Georgia O’Keeffe is one of the most significant and intriguing artists of the twentieth century, known internationally for her boldly innovative art. Her distinct flowers, dramatic cityscapes, glowing landscapes, and images of bones against the stark desert sky are iconic and original contributions to American Modernism.

Georgia O'Keeffe was born in 1887 on a farm in Wisconsin. As a child, O'Keeffe developed an early interest in becoming an artist, which her mother encouraged by arranging lessons with a local artist. After high school, O'Keeffe attended the Art Institute of Chicago. She ranked at the top of her class. At age 20, she traveled to New York City to continue her art studies and begin her career.

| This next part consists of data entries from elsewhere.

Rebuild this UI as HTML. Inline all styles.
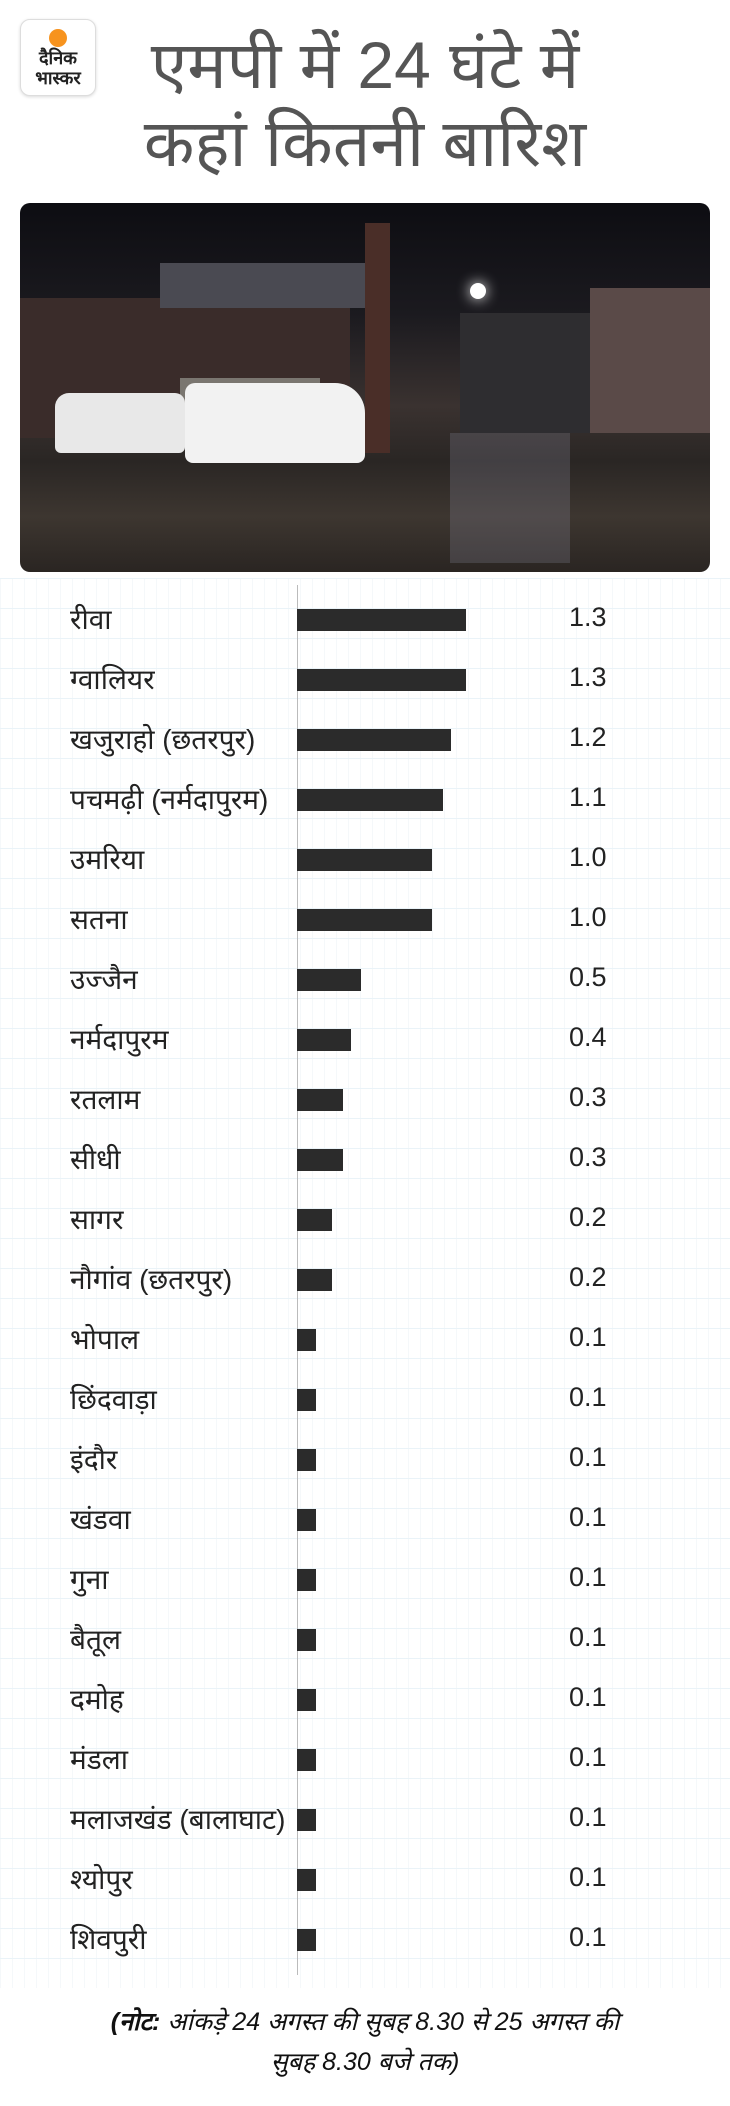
<!DOCTYPE html>
<html><head><meta charset="utf-8"><style>
*{margin:0;padding:0;box-sizing:border-box}
body{width:730px;height:2106px;background:#fff;position:relative;overflow:hidden;font-family:"Liberation Sans","Noto Sans CJK SC",sans-serif;color:#222}
.grid{position:absolute;left:0;top:578px;width:730px;height:1410px;
background-image:linear-gradient(#eaf3f8 1px,transparent 1px),linear-gradient(90deg,#f5f8fa 1px,transparent 1px);
background-size:100% 30px,12px 100%}
.logo{position:absolute;left:20px;top:19px;width:76px;height:77px;border:1px solid #ddd;border-radius:10px;background:#fff;box-shadow:0 1px 3px rgba(0,0,0,.15);text-align:center}
.logo .dot{width:18px;height:18px;border-radius:50%;background:#f7931e;margin:9px auto 1px}
.logo div.t{font-weight:bold;font-size:18px;line-height:20px;color:#222}
.title{position:absolute;left:0;width:730px;text-align:center;font-size:66px;color:#555;line-height:1}
.photo{position:absolute;left:20px;top:203px;width:690px;height:369px;border-radius:10px;overflow:hidden;
background:linear-gradient(180deg,#0d0d12 0%,#1b1a1f 30%,#3a3230 55%,#2a2624 70%,#3d3630 85%,#2a2522 100%)}
.row{position:absolute;left:0;width:730px;height:60px}
.lab{position:absolute;left:70px;top:-9px;font-size:28px}
.bar{position:absolute;left:297px;top:0;height:22px;background:#2b2b2b}
.val{position:absolute;left:569px;top:-7px;font-size:27px}
.axis{position:absolute;left:297px;top:585px;width:1px;height:1390px;background:#bbb}
.note{position:absolute;left:0;width:730px;text-align:center;font-size:25px;font-style:italic;color:#111}
</style></head><body>
<div class="grid"></div>
<div class="logo"><div class="dot"></div><div class="t">दैनिक</div><div class="t">भास्कर</div></div>
<div class="title" style="top:32px">एमपी में 24 घंटे में</div>
<div class="title" style="top:110px">कहां कितनी बारिश</div>
<div class="photo">
<div style="position:absolute;left:0;top:95px;width:330px;height:140px;background:#3a2c2a"></div>
<div style="position:absolute;left:140px;top:60px;width:210px;height:45px;background:#4a4a52"></div>
<div style="position:absolute;left:160px;top:175px;width:140px;height:60px;background:#7a7670"></div>
<div style="position:absolute;left:345px;top:20px;width:25px;height:230px;background:#4a2e28"></div>
<div style="position:absolute;left:440px;top:110px;width:130px;height:120px;background:#2e2d30"></div>
<div style="position:absolute;left:570px;top:85px;width:120px;height:145px;background:#5a4a48"></div>
<div style="position:absolute;left:450px;top:80px;width:16px;height:16px;border-radius:50%;background:#fff;box-shadow:0 0 14px #fff"></div>
<div style="position:absolute;left:35px;top:190px;width:130px;height:60px;border-radius:14px 10px 6px 6px;background:#e8e8e8"></div>
<div style="position:absolute;left:165px;top:180px;width:180px;height:80px;border-radius:10px 30px 8px 8px;background:#f2f2f2"></div>
<div style="position:absolute;left:430px;top:230px;width:120px;height:130px;background:rgba(140,140,160,.25)"></div>
</div>
<div class="axis"></div>
<div class="row" style="top:609px"><span class="lab">रीवा</span><div class="bar" style="width:169px"></div><span class="val">1.3</span></div>
<div class="row" style="top:669px"><span class="lab">ग्वालियर</span><div class="bar" style="width:169px"></div><span class="val">1.3</span></div>
<div class="row" style="top:729px"><span class="lab">खजुराहो (छतरपुर)</span><div class="bar" style="width:154px"></div><span class="val">1.2</span></div>
<div class="row" style="top:789px"><span class="lab">पचमढ़ी (नर्मदापुरम)</span><div class="bar" style="width:146px"></div><span class="val">1.1</span></div>
<div class="row" style="top:849px"><span class="lab">उमरिया</span><div class="bar" style="width:135px"></div><span class="val">1.0</span></div>
<div class="row" style="top:909px"><span class="lab">सतना</span><div class="bar" style="width:135px"></div><span class="val">1.0</span></div>
<div class="row" style="top:969px"><span class="lab">उज्जैन</span><div class="bar" style="width:64px"></div><span class="val">0.5</span></div>
<div class="row" style="top:1029px"><span class="lab">नर्मदापुरम</span><div class="bar" style="width:54px"></div><span class="val">0.4</span></div>
<div class="row" style="top:1089px"><span class="lab">रतलाम</span><div class="bar" style="width:46px"></div><span class="val">0.3</span></div>
<div class="row" style="top:1149px"><span class="lab">सीधी</span><div class="bar" style="width:46px"></div><span class="val">0.3</span></div>
<div class="row" style="top:1209px"><span class="lab">सागर</span><div class="bar" style="width:35px"></div><span class="val">0.2</span></div>
<div class="row" style="top:1269px"><span class="lab">नौगांव (छतरपुर)</span><div class="bar" style="width:35px"></div><span class="val">0.2</span></div>
<div class="row" style="top:1329px"><span class="lab">भोपाल</span><div class="bar" style="width:19px"></div><span class="val">0.1</span></div>
<div class="row" style="top:1389px"><span class="lab">छिंदवाड़ा</span><div class="bar" style="width:19px"></div><span class="val">0.1</span></div>
<div class="row" style="top:1449px"><span class="lab">इंदौर</span><div class="bar" style="width:19px"></div><span class="val">0.1</span></div>
<div class="row" style="top:1509px"><span class="lab">खंडवा</span><div class="bar" style="width:19px"></div><span class="val">0.1</span></div>
<div class="row" style="top:1569px"><span class="lab">गुना</span><div class="bar" style="width:19px"></div><span class="val">0.1</span></div>
<div class="row" style="top:1629px"><span class="lab">बैतूल</span><div class="bar" style="width:19px"></div><span class="val">0.1</span></div>
<div class="row" style="top:1689px"><span class="lab">दमोह</span><div class="bar" style="width:19px"></div><span class="val">0.1</span></div>
<div class="row" style="top:1749px"><span class="lab">मंडला</span><div class="bar" style="width:19px"></div><span class="val">0.1</span></div>
<div class="row" style="top:1809px"><span class="lab">मलाजखंड (बालाघाट)</span><div class="bar" style="width:19px"></div><span class="val">0.1</span></div>
<div class="row" style="top:1869px"><span class="lab">श्योपुर</span><div class="bar" style="width:19px"></div><span class="val">0.1</span></div>
<div class="row" style="top:1929px"><span class="lab">शिवपुरी</span><div class="bar" style="width:19px"></div><span class="val">0.1</span></div>
<div class="note" style="top:2004px"><b>(नोट:</b> आंकड़े 24 अगस्त की सुबह 8.30 से 25 अगस्त की</div>
<div class="note" style="top:2044px">सुबह 8.30 बजे तक)</div>
</body></html>
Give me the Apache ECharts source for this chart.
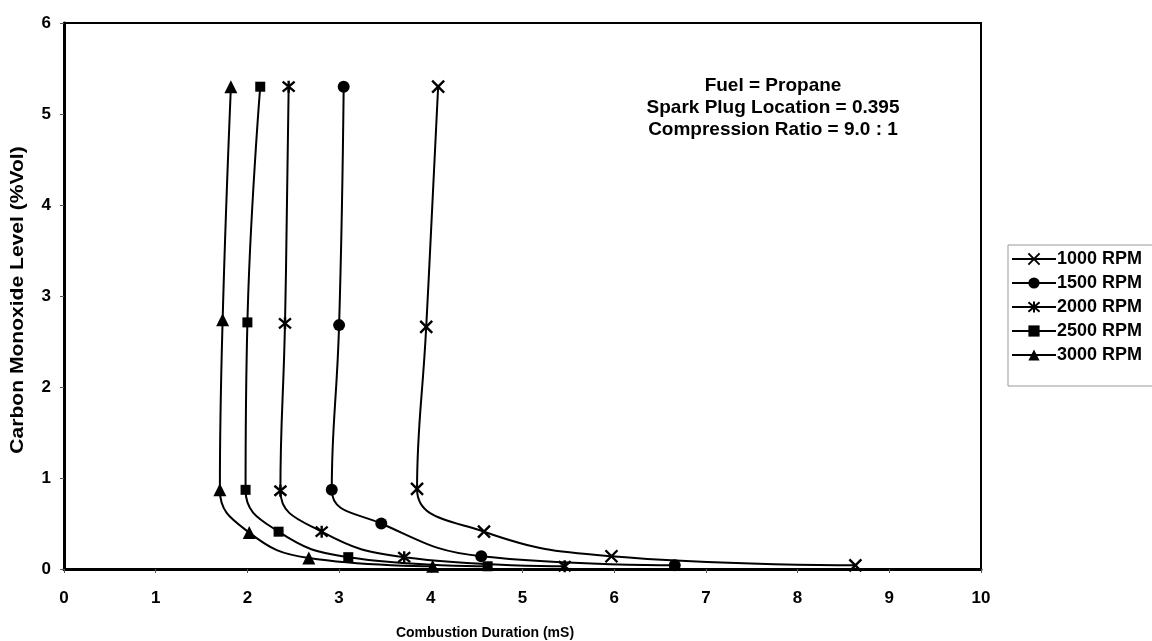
<!DOCTYPE html>
<html>
<head>
<meta charset="utf-8">
<script src="https://cdn.jsdelivr.net/npm/echarts@6/dist/echarts.min.js"></script>
<style>
  html, body { margin: 0; padding: 0; background: #fff; }
  #chart { width: 1152px; height: 641px; }
</style>
</head>
<body>
<div id="chart"></div>
<script>
// Combustion duration (mS) vs. carbon monoxide level (%Vol), one series per engine speed
const seriesNames = ['1000 RPM', '1500 RPM', '2000 RPM', '2500 RPM', '3000 RPM'];

const rpm1000X = [4.08, 3.95, 3.85, 4.58, 5.97, 8.63];
const rpm1000Y = [5.30, 2.66, 0.88, 0.41, 0.14, 0.04];

const rpm1500X = [3.05, 3.00, 2.92, 3.46, 4.55, 6.66];
const rpm1500Y = [5.30, 2.68, 0.87, 0.50, 0.14, 0.04];

const rpm2000X = [2.45, 2.41, 2.36, 2.81, 3.71, 5.46];
const rpm2000Y = [5.30, 2.70, 0.86, 0.41, 0.13, 0.03];

const rpm2500X = [2.14, 2.00, 1.98, 2.34, 3.10, 4.62];
const rpm2500Y = [5.30, 2.71, 0.87, 0.41, 0.13, 0.03];

const rpm3000X = [1.82, 1.73, 1.70, 2.02, 2.67, 4.02];
const rpm3000Y = [5.30, 2.74, 0.87, 0.40, 0.12, 0.03];

const xTicks = [0, 1, 2, 3, 4, 5, 6, 7, 8, 9, 10];
const yTicks = [0, 1, 2, 3, 4, 5, 6];

const noteLines = ['Fuel = Propane', 'Spark Plug Location = 0.395', 'Compression Ratio = 9.0 : 1'];
const xTitle = 'Combustion Duration (mS)';
const yTitle = 'Carbon Monoxide Level (%Vol)';

const FONT = '"Liberation Sans", Arial, sans-serif';

const xs = [rpm1000X, rpm1500X, rpm2000X, rpm2500X, rpm3000X];
const ys = [rpm1000Y, rpm1500Y, rpm2000Y, rpm2500Y, rpm3000Y];

// marker shapes: cross, dot, asterisk, square, triangle
const CROSS = 'path://M0,0L10,10M10,0L0,10';
const STAR = 'path://M0,0L10,10M10,0L0,10M5,-1L5,11';
const markers = [
  { symbol: CROSS, size: 12, stroke: true },
  { symbol: 'circle', size: 12, stroke: false },
  { symbol: STAR, size: 12, stroke: true },
  { symbol: 'rect', size: 10, stroke: false },
  { symbol: 'triangle', size: 13, stroke: false }
];

const series = seriesNames.map((name, i) => ({
  name: name,
  type: 'line',
  smooth: 0.45,
  data: xs[i].map((x, k) => [x, ys[i][k]]),
  symbol: markers[i].symbol,
  symbolSize: markers[i].size,
  showAllSymbol: true,
  lineStyle: { color: '#000', width: 2 },
  itemStyle: markers[i].stroke
    ? { color: 'rgba(0,0,0,0)', borderColor: '#000', borderWidth: 2.4 }
    : { color: '#000', borderColor: '#000', borderWidth: 0 },
  emphasis: { disabled: true },
  z: 3
}));

const chart = echarts.init(document.getElementById('chart'), null, { renderer: 'canvas' });

chart.setOption({
  animation: false,
  backgroundColor: '#fff',
  grid: {
    left: 64, right: 171, top: 23, bottom: 72,
    show: true, borderColor: '#000', borderWidth: 2, backgroundColor: 'transparent'
  },
  xAxis: {
    type: 'value',
    min: xTicks[0], max: xTicks[xTicks.length - 1], interval: 1,
    axisLine: { show: true, onZero: false, lineStyle: { color: '#000', width: 3 } },
    axisTick: { show: true, inside: false, length: 4, lineStyle: { color: '#555', width: 1 } },
    splitLine: { show: false },
    axisLabel: {
      margin: 21, color: '#000', fontFamily: FONT, fontWeight: 'bold', fontSize: 17,
      formatter: v => xTicks.includes(v) ? String(v) : ''
    }
  },
  yAxis: {
    type: 'value',
    min: yTicks[0], max: yTicks[yTicks.length - 1], interval: 1,
    axisLine: { show: true, onZero: false, lineStyle: { color: '#000', width: 3 } },
    axisTick: { show: true, inside: false, length: 4, lineStyle: { color: '#555', width: 1 } },
    splitLine: { show: false },
    axisLabel: {
      margin: 13, color: '#000', fontFamily: FONT, fontWeight: 'bold', fontSize: 17,
      formatter: v => yTicks.includes(v) ? String(v) : ''
    }
  },
  legend: {
    orient: 'vertical',
    left: 1008, top: 245,
    padding: [5, 60, 22, 3],
    itemGap: 6,
    itemWidth: 44, itemHeight: 14,
    borderColor: '#999', borderWidth: 1,
    data: seriesNames,
    textStyle: { color: '#000', fontFamily: FONT, fontWeight: 'bold', fontSize: 18, padding: [0, 0, 0, -4] },
    selectedMode: false
  },
  graphic: [
    {
      type: 'text',
      style: {
        x: 773, y: 75,
        text: noteLines.join('\n'),
        align: 'center', verticalAlign: 'top',
        fill: '#000',
        font: 'bold 19px ' + FONT,
        lineHeight: 22
      }
    },
    {
      type: 'text',
      style: {
        x: 485, y: 633,
        text: xTitle,
        align: 'center', verticalAlign: 'middle',
        fill: '#000', font: 'bold 14px ' + FONT
      }
    },
    {
      // vertical axis title, stretched along its length
      type: 'text',
      rotation: Math.PI / 2,
      x: 18, y: 300,
      scaleX: 1.17,
      style: {
        x: 0, y: 0,
        text: yTitle,
        align: 'center', verticalAlign: 'middle',
        fill: '#000', font: 'bold 18px ' + FONT
      }
    }
  ],
  series: series
});
</script>
</body>
</html>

By age 42, O'Keeffe began to spend part of nearly every year in New Mexico. Known as a loner, she explored the land she loved often in her Ford Model A, which she purchased and learned to drive and later used it as a studio. She would remove the driver's seat. Then she would unbolt the passenger side, and turn it around to face the back seat. She would then lay the canvas on the back seat as an easel and paint. Painting inside the car allowed her to stay out of the hot sun where she completed some of her best works.

In 1973, she hired John Bruce Hamilton as a live-in assistant and he helped her write her autobiography. She died in 1986 at the age of 98. The Georgia O'Keeffe Museum in Santa Fe stands as a living monument to this American visionary.